## [REQUIRED WORK]
Starting at the first line of the entries below, restate each line exactly until you reach the line with "const hauteur = ['1.6', '1.2', '0.8', '0.4'];", and print that one too. Leave the pictures out and stop there.

>> Begin DATA IN THIS EXERCISE

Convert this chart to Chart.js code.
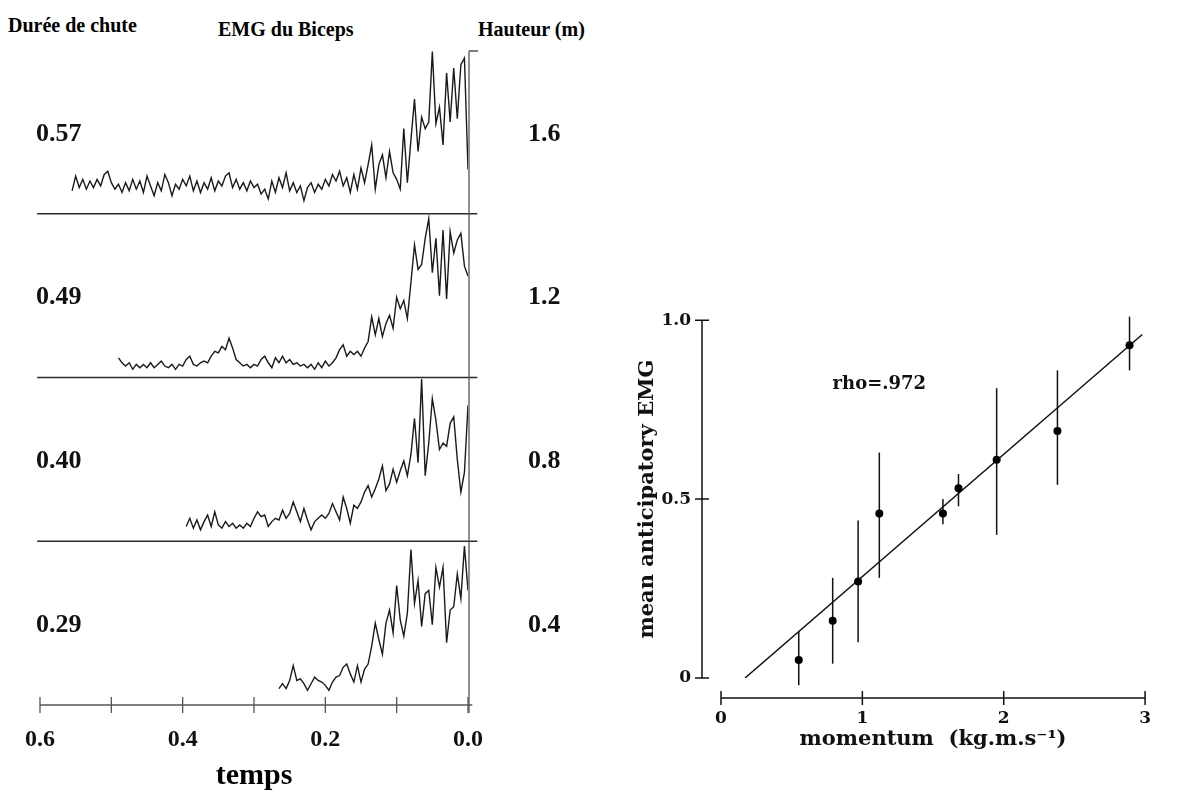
<!DOCTYPE html>
<html>
<head>
<meta charset="utf-8">
<script src="https://cdn.jsdelivr.net/npm/chart.js@4.4.0/dist/chart.umd.min.js"></script>
<style>
  html, body { margin: 0; padding: 0; background: #fff; }
  body { width: 1181px; height: 794px; position: relative; overflow: hidden; }
  #emg { position: absolute; left: 0; top: 0; }
  #corr { position: absolute; left: 600px; top: 280px; }
  .head { position: absolute; font: bold 20px "Liberation Serif", serif; line-height: 20px; color: #000; white-space: nowrap; }
</style>
</head>
<body>
<div class="head" style="left:8px; top:15px;">Durée de chute</div>
<div class="head" style="left:218px; top:19px;">EMG du Biceps</div>
<div class="head" style="left:478px; top:19px;">Hauteur (m)</div>
<canvas id="emg" width="600" height="794"></canvas>
<canvas id="corr" width="581" height="514"></canvas>
<script>
// left panel: EMG traces, one sample every 5 ms, time before contact (s)
const dt = 0.005;
const traceStart = [0.555, 0.49, 0.395, 0.265];
const dureeChute = ['0.57', '0.49', '0.40', '0.29'];
const hauteur = ['1.6', '1.2', '0.8', '0.4'];

// amplitude of each trace, as a fraction of its strip height
const emg057 = [
  0.14,0.23,0.16,0.21,0.15,0.20,0.16,0.21,0.17,0.24,
  0.26,0.19,0.15,0.18,0.13,0.19,0.14,0.21,0.15,0.20,
  0.13,0.23,0.17,0.11,0.19,0.14,0.24,0.19,0.11,0.18,
  0.15,0.21,0.17,0.23,0.14,0.20,0.13,0.19,0.15,0.22,
  0.14,0.20,0.17,0.23,0.25,0.16,0.21,0.15,0.19,0.14,
  0.20,0.16,0.18,0.12,0.15,0.09,0.20,0.13,0.22,0.16,
  0.25,0.14,0.19,0.13,0.17,0.08,0.16,0.19,0.13,0.18,
  0.15,0.21,0.17,0.24,0.20,0.26,0.17,0.22,0.13,0.24,
  0.15,0.28,0.19,0.30,0.42,0.15,0.30,0.36,0.22,0.38,
  0.25,0.21,0.15,0.52,0.19,0.45,0.70,0.38,0.59,0.52,
  0.56,0.99,0.55,0.65,0.42,0.86,0.56,0.89,0.58,0.91,
  0.95,0.27
];
const emg049 = [
  0.12,0.09,0.07,0.09,0.05,0.08,0.06,0.08,0.06,0.09,
  0.06,0.08,0.10,0.07,0.06,0.08,0.05,0.08,0.07,0.11,
  0.13,0.08,0.07,0.09,0.10,0.09,0.13,0.16,0.15,0.19,
  0.17,0.24,0.18,0.11,0.09,0.07,0.08,0.06,0.08,0.07,
  0.11,0.13,0.09,0.06,0.12,0.09,0.13,0.09,0.11,0.08,
  0.09,0.07,0.08,0.06,0.08,0.05,0.09,0.06,0.10,0.07,
  0.09,0.12,0.17,0.20,0.13,0.16,0.14,0.16,0.13,0.18,
  0.22,0.37,0.26,0.36,0.25,0.33,0.38,0.30,0.49,0.42,
  0.47,0.36,0.58,0.81,0.66,0.69,0.85,0.97,0.64,0.85,
  0.50,0.90,0.48,0.89,0.76,0.84,0.88,0.68,0.62
];
const emg040 = [
  0.09,0.14,0.08,0.13,0.07,0.12,0.16,0.09,0.18,0.10,
  0.08,0.12,0.09,0.11,0.08,0.10,0.08,0.11,0.09,0.14,
  0.18,0.15,0.16,0.09,0.12,0.14,0.13,0.19,0.14,0.17,
  0.24,0.18,0.12,0.20,0.13,0.07,0.12,0.14,0.16,0.14,
  0.17,0.23,0.18,0.13,0.27,0.20,0.11,0.22,0.20,0.24,
  0.30,0.34,0.27,0.32,0.38,0.46,0.31,0.35,0.44,0.36,
  0.43,0.49,0.40,0.53,0.75,0.48,0.99,0.40,0.60,0.87,
  0.74,0.56,0.60,0.58,0.72,0.76,0.50,0.30,0.42,0.83
];
const emg029 = [
  0.10,0.13,0.10,0.15,0.24,0.15,0.16,0.13,0.09,0.13,
  0.17,0.15,0.14,0.12,0.09,0.14,0.17,0.18,0.23,0.25,
  0.19,0.14,0.24,0.14,0.22,0.25,0.36,0.50,0.40,0.31,
  0.50,0.58,0.44,0.73,0.52,0.42,0.56,0.95,0.62,0.76,
  0.48,0.68,0.70,0.49,0.84,0.72,0.84,0.38,0.58,0.60,
  0.80,0.65,0.97,0.70
];
const traces = [emg057, emg049, emg040, emg029];

// right panel: mean anticipatory EMG vs momentum
const momentum = [0.55, 0.79, 0.97, 1.12, 1.57, 1.68, 1.95, 2.38, 2.89];
const emgMean  = [0.05, 0.16, 0.27, 0.46, 0.46, 0.53, 0.61, 0.69, 0.93];
const emgLow   = [-0.02, 0.04, 0.10, 0.28, 0.43, 0.48, 0.40, 0.54, 0.86];
const emgHigh  = [0.13, 0.28, 0.44, 0.63, 0.50, 0.57, 0.81, 0.86, 1.01];
const fitMomentum = [0.17, 2.98];
const fitEmg = [0, 0.96];

Chart.defaults.font.family = 'DejaVu Serif';
Chart.defaults.color = '#111';

const serif = 'bold 26px "Liberation Serif"';

const emgFrame = {
  id: 'emgFrame',
  afterDraw(chart) {
    const { ctx, scales: { x, y } } = chart;
    ctx.save();
    // strip separators
    ctx.strokeStyle = '#2a2a2a';
    ctx.lineWidth = 1.6;
    [1, 2, 3].forEach(b => {
      const py = y.getPixelForValue(b);
      ctx.beginPath();
      ctx.moveTo(x.getPixelForValue(0.604), py);
      ctx.lineTo(x.getPixelForValue(-0.013), py);
      ctx.stroke();
    });
    // time axis
    ctx.strokeStyle = '#555';
    ctx.lineWidth = 1.3;
    const by = y.getPixelForValue(0);
    ctx.beginPath();
    ctx.moveTo(x.getPixelForValue(0.6), by);
    ctx.lineTo(x.getPixelForValue(-0.006), by);
    ctx.stroke();
    x.ticks.forEach(t => {
      const px = x.getPixelForValue(t.value);
      ctx.beginPath();
      ctx.moveTo(px, by - 8);
      ctx.lineTo(px, by + 8);
      ctx.stroke();
    });
    // contact line at t = 0
    const cx = x.getPixelForValue(0) + 1;
    const top = y.getPixelForValue(4) + 1;
    ctx.beginPath();
    ctx.moveTo(cx, by + 8);
    ctx.lineTo(cx, top);
    ctx.moveTo(cx, top);
    ctx.lineTo(cx + 9, top);
    ctx.stroke();
    // labels of each strip
    ctx.fillStyle = '#111';
    ctx.font = serif;
    ctx.textBaseline = 'middle';
    ctx.textAlign = 'left';
    traces.forEach((amp, k) => {
      const py = y.getPixelForValue(3 - k + 0.5) + 2;
      ctx.fillText(dureeChute[k], 36, py);
      ctx.fillText(hauteur[k], 528, py);
    });
    ctx.restore();
  }
};

new Chart(document.getElementById('emg'), {
  type: 'line',
  data: {
    datasets: traces.map((amp, k) => ({
      data: amp.map((v, i) => ({ x: traceStart[k] - i * dt, y: 3 - k + v })),
      borderColor: '#1a1a1a',
      borderWidth: 1.4,
      pointRadius: 0,
      tension: 0,
      fill: false
    }))
  },
  options: {
    responsive: false,
    animation: false,
    events: [],
    layout: { padding: { left: 40, right: 132, top: 50, bottom: 0 } },
    plugins: { legend: { display: false }, tooltip: { enabled: false } },
    scales: {
      x: {
        type: 'linear',
        reverse: true,
        min: 0,
        max: 0.6,
        ticks: {
          stepSize: 0.1,
          autoSkip: false,
          maxRotation: 0,
          padding: 20,
          color: '#111',
          font: { family: 'Liberation Serif', size: 24, weight: 'bold' },
          callback: v => Math.round(v * 10) % 2 === 0 ? v.toFixed(1) : ''
        },
        grid: { display: false, drawTicks: false },
        border: { display: false },
        title: {
          display: true,
          text: 'temps',
          color: '#000',
          font: { family: 'Liberation Serif', size: 30, weight: 'bold' },
          padding: { top: 0, bottom: 0 }
        },
        afterFit: s => { s.height = 89; }
      },
      y: { display: false, min: 0, max: 4 }
    }
  },
  plugins: [emgFrame]
});

const corrFrame = {
  id: 'corrFrame',
  beforeDatasetsDraw(chart) {
    const { ctx, scales: { x, y } } = chart;
    ctx.save();
    ctx.strokeStyle = '#111';
    ctx.lineWidth = 1.5;
    momentum.forEach((m, i) => {
      const px = x.getPixelForValue(m);
      ctx.beginPath();
      ctx.moveTo(px, y.getPixelForValue(emgLow[i]));
      ctx.lineTo(px, y.getPixelForValue(emgHigh[i]));
      ctx.stroke();
    });
    ctx.restore();
  },
  afterDraw(chart) {
    const { ctx, scales: { x, y } } = chart;
    const ax = x.getPixelForValue(0) - 19;
    const ay = y.getPixelForValue(0) + 20;
    ctx.save();
    ctx.strokeStyle = '#111';
    ctx.lineWidth = 1.5;
    ctx.beginPath();
    ctx.moveTo(ax, y.getPixelForValue(1));
    ctx.lineTo(ax, y.getPixelForValue(0));
    y.ticks.forEach(t => {
      const py = y.getPixelForValue(t.value);
      ctx.moveTo(ax - 7, py);
      ctx.lineTo(ax + 7, py);
    });
    ctx.moveTo(x.getPixelForValue(0), ay);
    ctx.lineTo(x.getPixelForValue(3), ay);
    x.ticks.forEach(t => {
      const px = x.getPixelForValue(t.value);
      ctx.moveTo(px, ay - 7);
      ctx.lineTo(px, ay + 7);
    });
    ctx.stroke();
    ctx.fillStyle = '#111';
    ctx.font = 'bold 18px "DejaVu Serif"';
    ctx.textAlign = 'center';
    ctx.textBaseline = 'middle';
    ctx.fillText('rho=.972', x.getPixelForValue(1.12), y.getPixelForValue(0.82));
    ctx.restore();
  }
};

const axisFont = { family: 'DejaVu Serif', size: 17, weight: 'bold' };
const titleFont = { family: 'DejaVu Serif', size: 21, weight: 'bold' };

new Chart(document.getElementById('corr'), {
  type: 'scatter',
  data: {
    datasets: [
      {
        data: momentum.map((m, i) => ({ x: m, y: emgMean[i] })),
        pointRadius: 4,
        pointBackgroundColor: '#000',
        pointBorderWidth: 0
      },
      {
        data: fitMomentum.map((m, i) => ({ x: m, y: fitEmg[i] })),
        showLine: true,
        borderColor: '#111',
        borderWidth: 1.5,
        pointRadius: 0
      }
    ]
  },
  options: {
    responsive: false,
    animation: false,
    events: [],
    layout: { padding: { left: 0, right: 11, top: 26, bottom: 42 } },
    plugins: { legend: { display: false }, tooltip: { enabled: false } },
    scales: {
      x: {
        type: 'linear',
        min: 0,
        max: 3,
        ticks: { stepSize: 1, padding: 30, font: axisFont, maxRotation: 0 },
        grid: { display: false, drawTicks: false },
        border: { display: false },
        title: { display: true, text: 'momentum  (kg.m.s⁻¹)', font: titleFont, padding: { top: 0, bottom: 0 } },
        afterFit: s => { s.height = 74; }
      },
      y: {
        min: 0,
        max: 1,
        ticks: { stepSize: 0.5, padding: 30, font: axisFont, callback: v => v === 0 ? '0' : v.toFixed(1) },
        grid: { display: false, drawTicks: false },
        border: { display: false },
        title: { display: true, text: 'mean anticipatory EMG', font: titleFont, padding: { top: 35, bottom: 0 } },
        afterFit: s => { s.width = 121; }
      }
    }
  },
  plugins: [corrFrame]
});
</script>
</body>
</html>
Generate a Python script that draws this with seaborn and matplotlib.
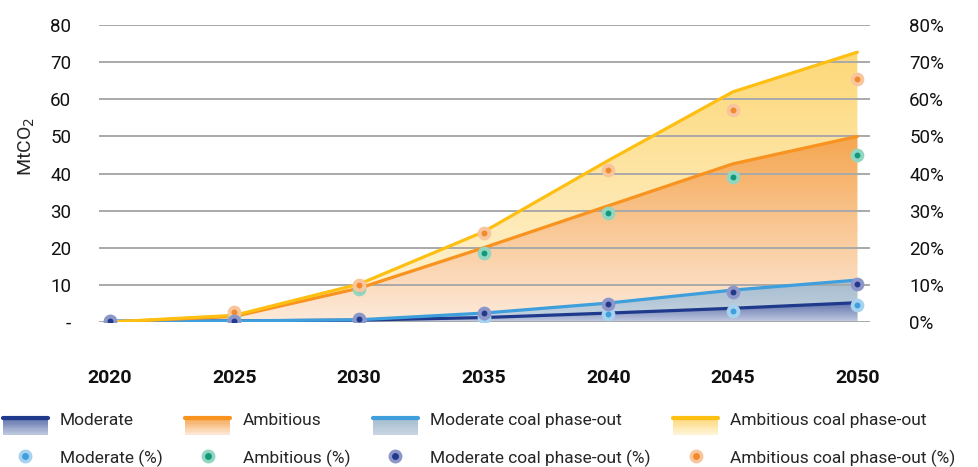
import numpy as np
import seaborn as sns
import matplotlib
matplotlib.use('Agg')
import matplotlib.pyplot as plt
from matplotlib.colors import LinearSegmentedColormap, to_rgb
from matplotlib.legend_handler import HandlerBase
from matplotlib.patches import Rectangle
from matplotlib.lines import Line2D

# ---- data (MtCO2 lines, % dots) ----
years = [2020, 2025, 2030, 2035, 2040, 2045, 2050]
moderate = [0.2, 0.3, 0.5, 1.2, 2.4, 3.7, 5.2]
ambitious = [0.0, 1.5, 9.1, 20.0, 31.3, 42.6, 50.0]
moderate_coal = [0.2, 0.3, 0.6, 2.4, 5.1, 8.6, 11.3]
ambitious_coal = [0.0, 1.8, 10.2, 24.3, 43.5, 62.0, 72.7]

moderate_pct = [0.2, 0.2, 0.4, 1.4, 2.1, 3.0, 4.7]
ambitious_pct = [np.nan, 1.5, 8.9, 18.5, 29.4, 39.0, 45.0]
moderate_coal_pct = [0.3, 0.3, 0.8, 2.4, 4.9, 8.1, 10.2]
ambitious_coal_pct = [np.nan, 2.7, 10.0, 24.0, 41.0, 57.0, 65.5]

series_names = ["Moderate", "Ambitious", "Moderate coal phase-out", "Ambitious coal phase-out"]

sns.set_style("white")
plt.rcParams['font.family'] = ['Roboto', 'DejaVu Sans']

line_cols = ["#1f3a8c", "#f7931e", "#3f9fdc", "#fdbf12"]
fill_top = ["#5d70aa", "#f5a650", "#a3bbcf", "#fdd878"]
fill_bot = ["#c3cce2", "#fdeadb", "#c9d6e2", "#fff5dc"]
dot_face = ["#3f9fdc", "#12997a", "#22398c", "#f08a2c"]
dot_halo = ["#a6d2f0", "#92d6c1", "#8d96c9", "#f9c59c"]

fig = plt.figure(figsize=(9.79, 4.67), dpi=100)
ax = fig.add_axes([0.101, 0.3105, 0.788, 0.6358])
ax2 = ax.twinx()

x = np.array(years, dtype=float)
lines = [moderate, ambitious, moderate_coal, ambitious_coal]


def grad_fill(ax, x, y, c_top, c_bot, z):
    y = np.asarray(y)
    poly = ax.fill_between(x, 0, y, color='none', lw=0, zorder=z)
    cmap = LinearSegmentedColormap.from_list('g', [c_bot, c_top])
    grad = np.linspace(0, 1, 256).reshape(-1, 1)
    im = ax.imshow(grad, cmap=cmap, aspect='auto', origin='lower',
                   extent=[x.min(), x.max(), 0, y.max()], zorder=z,
                   interpolation='bilinear')
    im.set_clip_path(poly.get_paths()[0], ax.transData)


# draw back to front: ambitious coal, ambitious, moderate coal, moderate
for i, z in zip([3, 1, 2, 0], [1.0, 1.1, 1.2, 1.3]):
    grad_fill(ax, x, lines[i], fill_top[i], fill_bot[i], z)

for i in [0, 2, 1, 3]:
    sns.lineplot(x=years, y=lines[i], ax=ax, color=line_cols[i], lw=2.3,
                 zorder=3, legend=False)

pcts = [moderate_pct, ambitious_pct, moderate_coal_pct, ambitious_coal_pct]
for i in [0, 1, 3, 2]:
    sns.scatterplot(x=years, y=pcts[i], ax=ax2, s=50, color=dot_face[i],
                    edgecolor=dot_halo[i], linewidth=2.8, zorder=5, legend=False)

ax.set_xlim(2019.56, 2050.52)
ax.set_ylim(0, 80)
ax2.set_ylim(0, 80)
ax.set_xticks(years)
ax.set_xticklabels([str(y) for y in years], fontsize=14, fontweight='bold')
ax.set_yticks(range(0, 81, 10))
ax.set_yticklabels(['-'] + [str(v) for v in range(10, 81, 10)], fontsize=13.5)
ax2.set_yticks(range(0, 81, 10))
ax2.set_yticklabels([f"{v}%" for v in range(0, 81, 10)], fontsize=13.5)
ax.tick_params(axis='x', length=0, pad=34, colors='#111111')
ax.tick_params(axis='y', length=0, pad=20, colors='#111111')
ax2.tick_params(axis='y', length=0, pad=28, colors='#111111')

ax.set_axisbelow('line')
ax.grid(axis='y', color='#a9a9a9', lw=1.4)
ax.grid(axis='x', visible=False)
ax2.grid(False)
for a in (ax, ax2):
    for s in a.spines.values():
        s.set_visible(False)

ax.set_ylabel("MtCO$_2$", fontsize=14)
ax.yaxis.set_label_coords(-0.08, 0.59)
ax2.set_ylabel("")


class GradHandler(HandlerBase):
    def __init__(self, lc, top, bot):
        super().__init__()
        self.lc, self.top, self.bot = lc, top, bot

    def create_artists(self, legend, orig_handle, xdescent, ydescent,
                       width, height, fontsize, trans):
        arts = []
        n = 14
        x0 = -xdescent
        ytop = -ydescent + 0.55 * height
        h = height * 1.05
        t, b = np.array(to_rgb(self.top)), np.array(to_rgb(self.bot))
        for k in range(n):
            f = k / n
            c = t * (1 - f) + b * f
            arts.append(Rectangle((x0, ytop - h * (k + 1) / n), width, h / n + 0.3,
                                  facecolor=c, edgecolor='none', transform=trans))
        arts.append(Line2D([x0, x0 + width], [ytop, ytop], color=self.lc,
                           lw=3, transform=trans))
        return arts


handles, labels, hmap = [], [], {}
for i, name in enumerate(series_names):
    h1 = Rectangle((0, 0), 1, 1)
    hmap[h1] = GradHandler(line_cols[i], fill_top[i], fill_bot[i])
    h2 = Line2D([], [], ls='none', marker='o', markersize=7.5,
                markerfacecolor=dot_face[i], markeredgecolor=dot_halo[i], markeredgewidth=2.5)
    handles += [h1, h2]
    labels += [name, name + " (%)"]

fig.legend(handles, labels, handler_map=hmap, loc='lower left',
           bbox_to_anchor=(0.0, -0.006), ncol=4, frameon=False, fontsize=12.5,
           handlelength=2.6, handleheight=1.0, handletextpad=0.7,
           columnspacing=1.3, labelspacing=1.25, borderaxespad=0.0, borderpad=0.15)

fig.savefig("out.png", dpi=100)
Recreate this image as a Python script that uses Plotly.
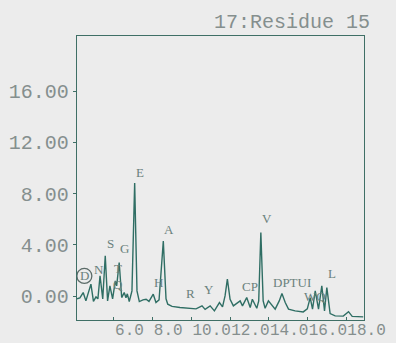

>> End DATA IN THIS EXERCISE

## [REPLY]
Convert this chart to Chart.js code.
<!DOCTYPE html>
<html>
<head>
<meta charset="utf-8">
<script src="https://cdn.jsdelivr.net/npm/chart.js@4.4.0/dist/chart.umd.min.js"></script>
<style>
  html, body { margin: 0; padding: 0; background: #fff; }
  body { width: 1181px; height: 794px; position: relative; overflow: hidden; }
  #emg { position: absolute; left: 0; top: 0; }
  #corr { position: absolute; left: 600px; top: 280px; }
  .head { position: absolute; font: bold 20px "Liberation Serif", serif; line-height: 20px; color: #000; white-space: nowrap; }
</style>
</head>
<body>
<div class="head" style="left:8px; top:15px;">Durée de chute</div>
<div class="head" style="left:218px; top:19px;">EMG du Biceps</div>
<div class="head" style="left:478px; top:19px;">Hauteur (m)</div>
<canvas id="emg" width="600" height="794"></canvas>
<canvas id="corr" width="581" height="514"></canvas>
<script>
// left panel: EMG traces, one sample every 5 ms, time before contact (s)
const dt = 0.005;
const traceStart = [0.555, 0.49, 0.395, 0.265];
const dureeChute = ['0.57', '0.49', '0.40', '0.29'];
const hauteur = ['1.6', '1.2', '0.8', '0.4'];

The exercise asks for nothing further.